Under Spanish rule, Sicilians and particularly inhabitants of the Baroque town of Modica in the south, were well acquainted with the foodstuffs brought back by their Spanish conquistadors from the New World. This included the tradition of drinking bitter chocolate, in a similar fashion to the Emperor of Cortes in Mexico, Montezuma, who is recorded to have sweetened the drink with vanilla. Antica Dolceria Bonajuto (Corso Umberto 159) is one of the much coveted temples of chocolate making. A family enterprise, they purchase the unprocessed chocolate and, as the cocoa butter slowly melts the basic ingredient is worked in to the mixture. This is anything from chilli or salt, almond or coffee. The shop dons traditional wooden panelling and a healthy assortment of samples are generously piled up along the counter. You can even try 90% chocolate! Another speciality here includes mpanatigghi, pastries stuffed with minced meat and chocolate. Down the road at Fattoria delle Torri, you can even indulge in u lebbru ‘nciucculatu, rabbit cooked in chocolate.

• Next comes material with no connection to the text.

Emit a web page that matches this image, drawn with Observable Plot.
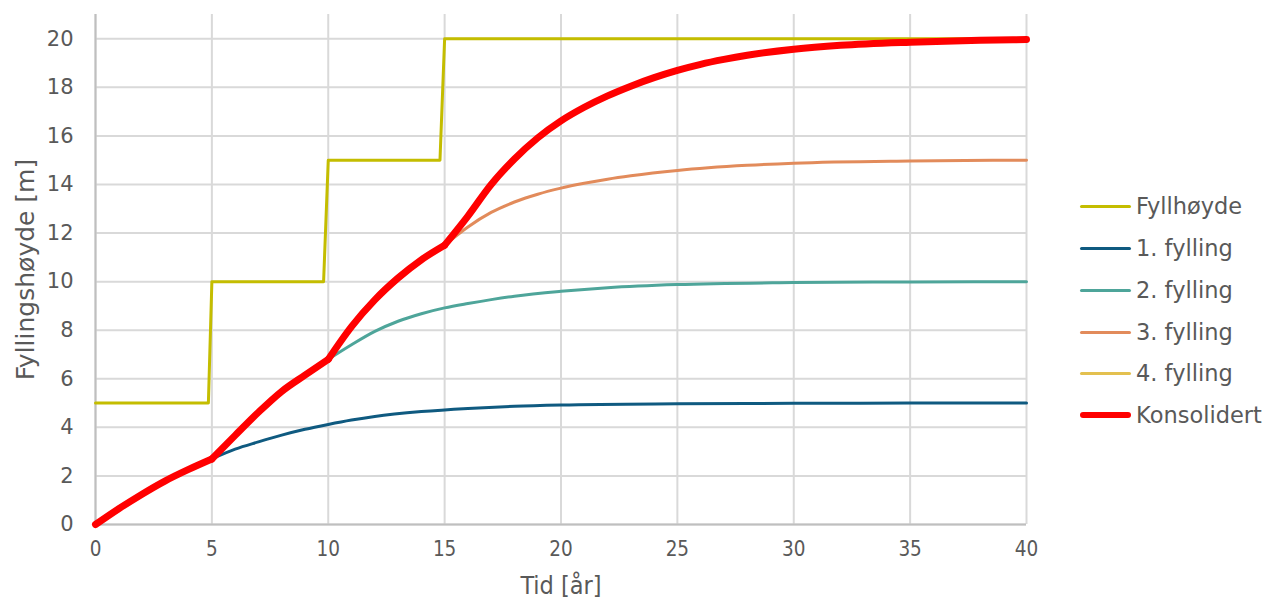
<!DOCTYPE html>
<html><head><meta charset="utf-8">
<script src="https://cdn.jsdelivr.net/npm/d3@7"></script>
<script src="https://cdn.jsdelivr.net/npm/@observablehq/plot@0.6"></script>
<style>
body{margin:0;background:#fff;}
#wrap{position:relative;width:1276px;height:602px;}
#legend{position:absolute;left:1080px;top:0;font-family:"DejaVu Sans";font-size:22.5px;color:#595959;}
.item{position:absolute;left:0;display:flex;align-items:center;white-space:nowrap;height:28px;}
.sw{width:51px;border-radius:2px;margin-right:5px;}
</style></head>
<body>
<div id="wrap"><div id="legend"></div></div>
<script>
// Fyllhøyde (step)
const fyllT = [0, 4.85, 5, 9.8, 10, 14.8, 15, 40];
const fyllH = [5, 5, 10, 10, 15, 15, 20, 20];
// 1. fylling
const f1T = [0,1,2,3,4,5,6,7,8,9,10,11,12,14,16,18,20,25,30,35,40];
const f1V = [0,0.65,1.25,1.8,2.27,2.7,3.1,3.4,3.68,3.92,4.12,4.3,4.45,4.65,4.78,4.87,4.92,4.97,4.99,5,5];
// 2. fylling
const f2T = [5,6,7,8,9,10,11,12,13,14,15,16,17,18,20,22,25,30,35,40];
const f2V = [2.7,3.67,4.62,5.48,6.15,6.8,7.4,7.95,8.37,8.68,8.92,9.1,9.26,9.4,9.6,9.75,9.88,9.96,9.99,10];
// 3. fylling
const f3T = [10,11,12,13,14,15,16,17,18,19,20,21,22,23,25,28,30,35,40];
const f3V = [6.8,8.15,9.25,10.15,10.9,11.5,12.25,12.85,13.28,13.6,13.85,14.05,14.22,14.36,14.58,14.79,14.88,14.97,15];
// 4. fylling
const f4T = [15,16,17,18,19,20,21,22,23,24,25,26,27,28,30,32,35,38,40];
const f4V = [11.5,12.7,14.0,15.05,15.92,16.62,17.18,17.65,18.05,18.4,18.7,18.95,19.15,19.32,19.57,19.73,19.86,19.94,19.97];
// Konsolidert
const konsT = [0,1,2,3,4,5,6,7,8,9,10,11,12,13,14,15,16,17,18,19,20,21,22,23,24,25,26,27,28,30,32,35,38,40];
const konsV = [0,0.65,1.25,1.8,2.27,2.7,3.67,4.62,5.48,6.15,6.8,8.15,9.25,10.15,10.9,11.5,12.7,14.0,15.05,15.92,16.62,17.18,17.65,18.05,18.4,18.7,18.95,19.15,19.32,19.57,19.73,19.86,19.94,19.97];

const seriesNames = ["Fyllhøyde","1. fylling","2. fylling","3. fylling","4. fylling","Konsolidert"];
const seriesColors = ["#c4bd00","#0f5a80","#4ea59a","#e28b5b","#e3c04f","#ff0000"];
const xTicks = [0,5,10,15,20,25,30,35,40];
const yTicks = [0,2,4,6,8,10,12,14,16,18,20];
const xLabel = "Tid [år]";
const yLabel = "Fyllingshøyde [m]";

const fyll = fyllT.map((t, i) => ({t, v: fyllH[i]}));
// split a curve at kinks (new filling events) so each part is smooth
const splitAt = (T, V, breaks) => {
  const out = [];
  T.forEach((t, i) => {
    const seg = breaks.filter(b => t >= b).length;
    out.push({t, v: V[i], seg});
    if (breaks.includes(t)) out.push({t, v: V[i], seg: seg - 1});
  });
  return out;
};
const s1 = splitAt(f1T, f1V, [5]);
const s2 = splitAt(f2T, f2V, [10]);
const s3 = splitAt(f3T, f3V, [15]);
const s4 = splitAt(f4T, f4V, []);
const kons = splitAt(konsT, konsV, [5, 10, 15]);

const col = Object.fromEntries(seriesNames.map((n, i) => [n, seriesColors[i]]));
const thin = (data, name) => Plot.line(data, {x: "t", y: "v", z: "seg", stroke: col[name], strokeWidth: 3, curve: "monotone-x", strokeLinecap: "round", strokeLinejoin: "round"});

const chart = Plot.plot({
  width: 1276, height: 602,
  marginLeft: 95, marginRight: 250, marginTop: 14, marginBottom: 78,
  x: {domain: [0, 40]},
  y: {domain: [0, 21]},
  style: {fontFamily: "DejaVu Sans", fontSize: "21px", color: "#595959", background: "white"},
  marks: [
    Plot.gridX(xTicks, {stroke: "#d9d9d9", strokeOpacity: 1, strokeWidth: 2}),
    Plot.gridY(yTicks, {stroke: "#d9d9d9", strokeOpacity: 1, strokeWidth: 2}),
    Plot.ruleX([0], {stroke: "#bfbfbf", strokeWidth: 2}),
    Plot.ruleY([0], {stroke: "#bfbfbf", strokeWidth: 2}),
    Plot.axisY(yTicks, {tickSize: 0, tickPadding: 22, label: null, fontSize: 21, fill: "#595959"}),
    Plot.axisX(xTicks, {tickSize: 0, tickPadding: 17, label: null, fontSize: 20.5, fill: "#595959", fontFamily: "DejaVu Sans Condensed"}),
    Plot.text([yLabel], {frameAnchor: "left", dx: -70, rotate: -90, text: d => d, textAnchor: "middle", lineAnchor: "middle", fontSize: 25, fill: "#595959"}),
    Plot.text([xLabel], {frameAnchor: "bottom", dy: 61, text: d => d, textAnchor: "middle", lineAnchor: "middle", fontSize: 25, fill: "#595959", fontFamily: "DejaVu Sans Condensed"}),
    Plot.line(fyll, {x: "t", y: "v", stroke: col["Fyllhøyde"], strokeWidth: 3}),
    thin(s1, "1. fylling"),
    thin(s2, "2. fylling"),
    thin(s3, "3. fylling"),
    thin(s4, "4. fylling"),
    Plot.line(kons, {x: "t", y: "v", z: "seg", stroke: col["Konsolidert"], strokeWidth: 7, curve: "monotone-x", strokeLinecap: "round", strokeLinejoin: "round"})
  ]
});
document.getElementById("wrap").prepend(chart);

const legendY = [206, 248, 290, 332, 373, 415];
const leg = document.getElementById("legend");
seriesNames.forEach((n, i) => {
  const it = document.createElement("div");
  it.className = "item";
  it.style.top = (legendY[i] - 14) + "px";
  const sw = document.createElement("div");
  sw.className = "sw";
  sw.style.background = seriesColors[i];
  sw.style.height = (n === "Konsolidert" ? 6 : 3) + "px";
  if (n === "Konsolidert") sw.style.borderRadius = "3px";
  it.appendChild(sw);
  const tx = document.createElement("span");
  tx.textContent = n;
  it.appendChild(tx);
  leg.appendChild(it);
});
</script>
</body></html>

The Ritter Sport Bunte Schokowelt is a great hands-on choice for kids. Follow the trail to educate yourself with the history and manufacturing process. You could even request a custom-made chocolate from one of the chocolatiers on the ground floor! Then it’s time for kids to roll up their sleeves and get their fingers dirty with some interactive chocolate making stations while parents can sit back with a steaming cup of hot chocolate. Book into one of the many cheap Berlin hotels with Hostelbookers for a bumper chocolatey Easter break.
Work up an appetite on a picturesque stroll along the Rhine promenade, past numerous museums until you reach the striking Cologne Chocolate Museum (admission €7.50), built to resemble a ship on the Rheinau harbour peninsula. There are three exhibition levels taking you through 3,000 years of the good stuff’s history. But the Lindt chocolate fountain, with dunkable wafer bits, is the biggest draw and located on the third floor – a nice reward at the end of your visit.
Sorry to burst the bubble but the Chocolate Train is in fact not made of chocolate at all. Its name is derived from its destination, Cailler chocolate factory. Choose your wagon: either the vintage Belle Epoque Pullman cars from 1915, or the modern carriages which offer stunning panorama vistas of the surrounding vineyards. The train departs Montreux and the first stop is the village of Gruyère where passengers can hop off and explore the famous cheese factory. It’s then on to Broc to indulge in chocolate tasting and getting the low down on some of the finest chocolate recipes in the world from the Atelier de Chocolat studio. (Admission: CHF 10)-
Bruges was once a trading post for the brown stuff so it is no wonder it is something of a chocolate hotspot all-rounder. The pretty cobbled streets in Bruges’ historic centre are lined with decadent chocolatiers with extravagant window displays. In fact I’ve spotted everything from giant chocolate gorillas to intricate gingerbread houses. In wintry months, dive inside to warm those toes and finger tips with a mug of hot chocolate. For something a bit different, try The Chocolate Line (Simon Stevin Square). Anyone for Chilli con carne truffles? Garlic confit in olive oil with Mexican coffee? These are just a few of the bonkers flavours the legendary shock-o-latier Dominique Persoone puts in his recipes. He even dabbles in Choc-tails, chocolate lipsticks (dap on your lips then polish off a bowl of ice cream) and Chocolate Shooters (a sort of chocolate snuff machine created for a Rolling Stones dinner party) There is also a Choco-Story Chocolate Museum (€7) housed in a pretty 15th century building.
If you don’t want to lug your chocolate loot far, try central Bruges for your stay.
Sun, sea, sand and chocolate…Villajoyosa is a seaside town near Alicante that might just have it all. It’s claim to fame is that it was one of the first places the Spanish landed their treasures of cacao brought back from the New World. Factories sprung up although today, on two, including Chocolate Peres, are still in existence. At Chocolate Peres the old chocolate machines are still in use and the family company prides itself on traditional methods seeing the whole process through from bean to bar. There are factory tours, unfortunately only in Spanish, but it is still fascinating to see the ‘old school’ equipment. In their shop you can pick up a packet of their chocolate a la Taza, a thick drinking chocolate that the Spanish love to dunk churros in for breakfast – give it a go.